## AIM:
Retype only what runs from the beginning of the data through the line with "years = list(range(1954, 1989))"; please omit the pictures and keep every line exact.

## SUPPLIED DATA:
###
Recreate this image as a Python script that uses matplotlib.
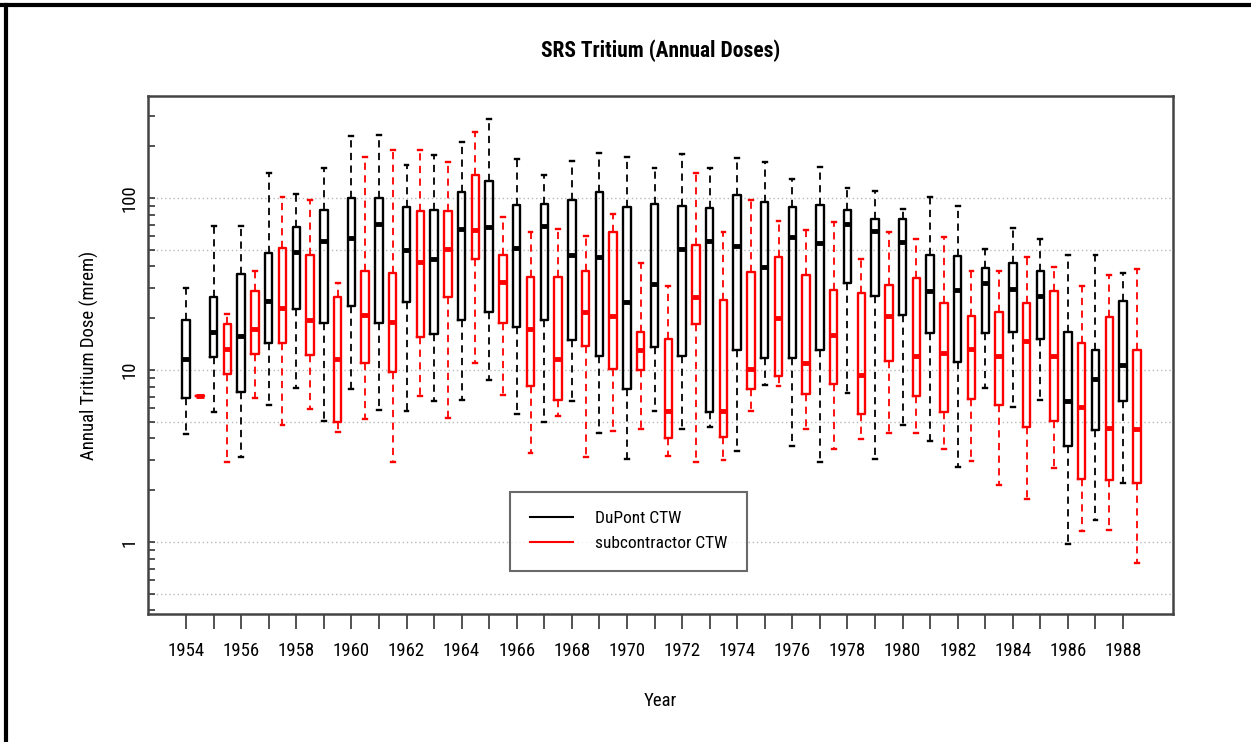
import matplotlib
matplotlib.use("Agg")
import matplotlib.pyplot as plt
from matplotlib import font_manager
from matplotlib.lines import Line2D
from matplotlib.ticker import FixedLocator, NullFormatter, LogLocator

# the reference uses a narrow Arial-like face; take a condensed one if it is there
installed = {f.name for f in font_manager.fontManager.ttflist}
narrow = [n for n in ['Liberation Sans Narrow', 'Roboto Condensed', 'Open Sans Condensed',
                      'Noto Sans Condensed', 'Arial Narrow'] if n in installed]
plt.rcParams['font.family'] = narrow[:1] + ['Liberation Sans', 'DejaVu Sans']
fsize = 13.5 if narrow else 12

years = list(range(1954, 1989))

# DuPont CTW: lower whisker, Q1, median, Q3, upper whisker (mrem)
dupont_lo = [4.25, 5.7, 3.11, 6.28, 7.87, 5.07, 7.8, 5.89, 5.75, 6.58, 6.73, 8.7,
             5.58, 4.96, 6.6, 4.31, 3.05, 5.75, 4.52, 4.67, 3.38, 8.2, 3.59, 2.92,
             7.35, 3.05, 4.78, 3.85, 2.72, 7.87, 6.1, 6.7, 0.97, 1.34, 2.2]
dupont_q1 = [6.9, 11.9, 7.45, 14.3, 22.5, 18.7, 23.5, 18.7, 25, 16.3, 19.6, 21.6,
             17.8, 19.6, 14.9, 12, 7.76, 13.6, 12, 5.7, 13, 11.75, 11.75, 13.1,
             32, 27, 20.9, 16.4, 11.2, 16.4, 16.6, 15.2, 3.59, 4.46, 6.6]
dupont_med = [11.6, 16.7, 15.7, 25.2, 48.4, 56.1, 58.9, 70.8, 50, 44, 66.4, 67.6,
              51, 68.5, 46.9, 45.4, 24.8, 31.6, 50.2, 56.5, 52.6, 39.9, 59.2, 54.4,
              70.8, 64.3, 55.3, 28.8, 29.3, 32.1, 29.6, 27, 6.6, 8.83, 10.7]
dupont_q3 = [19.4, 26.5, 36, 47.7, 68.3, 84.7, 100, 100, 88.7, 84.7, 109, 125,
             91.6, 92.9, 96.8, 109, 88.7, 92.9, 90.4, 87.1, 104, 94.6, 88.7, 91.6,
             85.5, 75.5, 75.5, 46.9, 46, 39.4, 41.8, 37.8, 16.6, 13.1, 25.2]
dupont_hi = [30, 68.5, 68.5, 140, 105, 149, 231, 234, 155, 177, 211, 287,
             168, 137, 165, 183, 174, 150, 181, 150, 171, 161, 129, 152,
             114, 110, 85.9, 102, 90.4, 50.2, 67, 57.8, 46.9, 46.9, 36.7]

# subcontractor CTW
sub_lo = [7.08, 2.92, 6.9, 4.76, 5.97, 4.35, 5.16, 2.92, 7.08, 5.24, 11, 7.17,
          3.3, 5.43, 3.11, 4.4, 4.52, 3.16, 2.92, 2.99, 5.75, 8.05, 4.52, 3.49,
          3.97, 4.31, 4.31, 3.49, 2.94, 2.14, 1.78, 2.69, 1.16, 1.18, 0.75]
sub_q1 = [7.08, 9.5, 12.4, 14.3, 12.2, 4.96, 11, 9.77, 15.6, 26.5, 44, 18.7,
          8.05, 6.67, 13.8, 10.1, 10, 4.03, 18.6, 4.1, 7.76, 9.2, 7.24, 8.32,
          5.53, 11.3, 7.08, 5.7, 6.82, 6.25, 4.67, 5.07, 2.31, 2.28, 2.2]
sub_med = [7.08, 13.3, 17.2, 22.9, 19.4, 11.6, 21, 19.1, 42.4, 50.2, 65.2, 32.7,
           17.2, 11.6, 21.7, 20.7, 13.1, 5.8, 26.5, 5.8, 10.1, 20.1, 11, 16,
           9.33, 20.5, 12.1, 12.5, 13.2, 12.1, 14.7, 12.1, 6.1, 4.6, 4.54]
sub_q3 = [7.08, 18.4, 28.8, 51, 46.9, 26.5, 37.6, 36.7, 84.3, 83.6, 136, 46.9,
          34.7, 34.7, 37.4, 63.4, 16.6, 15.1, 53.4, 25.5, 37.3, 45.2, 35.6, 29,
          28.2, 31.3, 34.3, 24.4, 20.5, 21.6, 24.4, 28.7, 14.3, 20.2, 13]
sub_hi = [7.08, 21.2, 37.6, 102, 98, 32.1, 174, 189, 189, 163, 241, 77.3,
          63.4, 66.4, 60.3, 80.5, 41.8, 30.7, 139, 63.4, 96.8, 73.4, 64.9, 72.8,
          44.2, 63.4, 58, 59.2, 37.6, 37.6, 45.2, 39.9, 30.7, 35.6, 38.6]

grid_values = [0.5, 1, 5, 10, 50, 100]


def make_stats(lo, q1, med, q3, hi):
    stats = []
    for a, b, c, d, e in zip(lo, q1, med, q3, hi):
        stats.append({'whislo': a, 'q1': b, 'med': c, 'q3': d, 'whishi': e, 'fliers': []})
    return stats


def draw_boxes(ax, stats, positions, color):
    ax.bxp(stats, positions=positions, widths=0.27, capwidths=0.14,
           showfliers=False, manage_ticks=False,
           boxprops=dict(color=color, linewidth=1.7),
           whiskerprops=dict(color=color, linewidth=1.3, linestyle=(0, (4, 3))),
           capprops=dict(color=color, linewidth=1.7),
           medianprops=dict(color=color, linewidth=3.5, solid_capstyle='butt'))


fig = plt.figure(figsize=(12.51, 7.42), dpi=100)
ax = fig.add_axes([0.1183, 0.1725, 0.8193, 0.6981])
ax.set_yscale('log')

for g in grid_values:
    ax.axhline(g, color='#b8b8b8', linestyle=(0, (1, 2)), linewidth=1, zorder=0)

draw_boxes(ax, make_stats(dupont_lo, dupont_q1, dupont_med, dupont_q3, dupont_hi),
           years, 'black')
draw_boxes(ax, make_stats(sub_lo, sub_q1, sub_med, sub_q3, sub_hi),
           [y + 0.5 for y in years], '#ff0000')

ax.set_xlim(1952.62, 1989.81)
ax.set_ylim(0.381, 392)

# axes styling like R base graphics
for s in ax.spines.values():
    s.set_color('#444444')
    s.set_linewidth(1.8)

ax.xaxis.set_major_locator(FixedLocator(years))
ax.set_xticklabels([str(y) if (y - 1954) % 2 == 0 else '' for y in years], fontsize=fsize)
ax.tick_params(axis='x', direction='out', length=11, width=1.3, color='#444444', pad=9)

ax.yaxis.set_major_locator(FixedLocator([1, 10, 100]))
ax.set_yticklabels(['1', '10', '100'], rotation=90, va='center', fontsize=fsize)
ax.yaxis.set_minor_locator(LogLocator(base=10, subs=range(2, 10)))
ax.yaxis.set_minor_formatter(NullFormatter())
ax.tick_params(axis='y', which='both', direction='in', length=5, width=1.3,
               color='#444444', pad=7)

ax.set_xlabel('Year', fontsize=fsize, labelpad=23)
ax.set_ylabel('Annual Tritium Dose (mrem)', fontsize=fsize, labelpad=15)
ax.set_title('SRS Tritium (Annual Doses)', fontsize=fsize + 2, fontweight='bold', pad=28)

handles = [Line2D([], [], color='black', linewidth=1.5),
           Line2D([], [], color='#ff0000', linewidth=1.5)]
leg = ax.legend(handles, ['DuPont CTW', 'subcontractor CTW'], loc='center',
                bbox_to_anchor=(0.469, 0.16), fontsize=fsize - 1, frameon=True,
                fancybox=False, edgecolor='#444444', handlelength=2.5,
                borderpad=1.1, labelspacing=0.6, handletextpad=1.3, borderaxespad=0)
leg.get_frame().set_linewidth(1.5)

# outer border of the figure
fig.add_artist(Line2D([0, 1], [1 - 5 / 742, 1 - 5 / 742], color='black', linewidth=3,
                      transform=fig.transFigure))
fig.add_artist(Line2D([6 / 1251, 6 / 1251], [0, 1 - 5 / 742], color='black', linewidth=3,
                      transform=fig.transFigure))

fig.savefig('out.png', dpi=100)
###
## SOLUTION FOR THIS EXERCISE:
Recreate this image as a Python script that uses matplotlib.
import matplotlib
matplotlib.use("Agg")
import matplotlib.pyplot as plt
from matplotlib import font_manager
from matplotlib.lines import Line2D
from matplotlib.ticker import FixedLocator, NullFormatter, LogLocator

# the reference uses a narrow Arial-like face; take a condensed one if it is there
installed = {f.name for f in font_manager.fontManager.ttflist}
narrow = [n for n in ['Liberation Sans Narrow', 'Roboto Condensed', 'Open Sans Condensed',
                      'Noto Sans Condensed', 'Arial Narrow'] if n in installed]
plt.rcParams['font.family'] = narrow[:1] + ['Liberation Sans', 'DejaVu Sans']
fsize = 13.5 if narrow else 12

years = list(range(1954, 1989))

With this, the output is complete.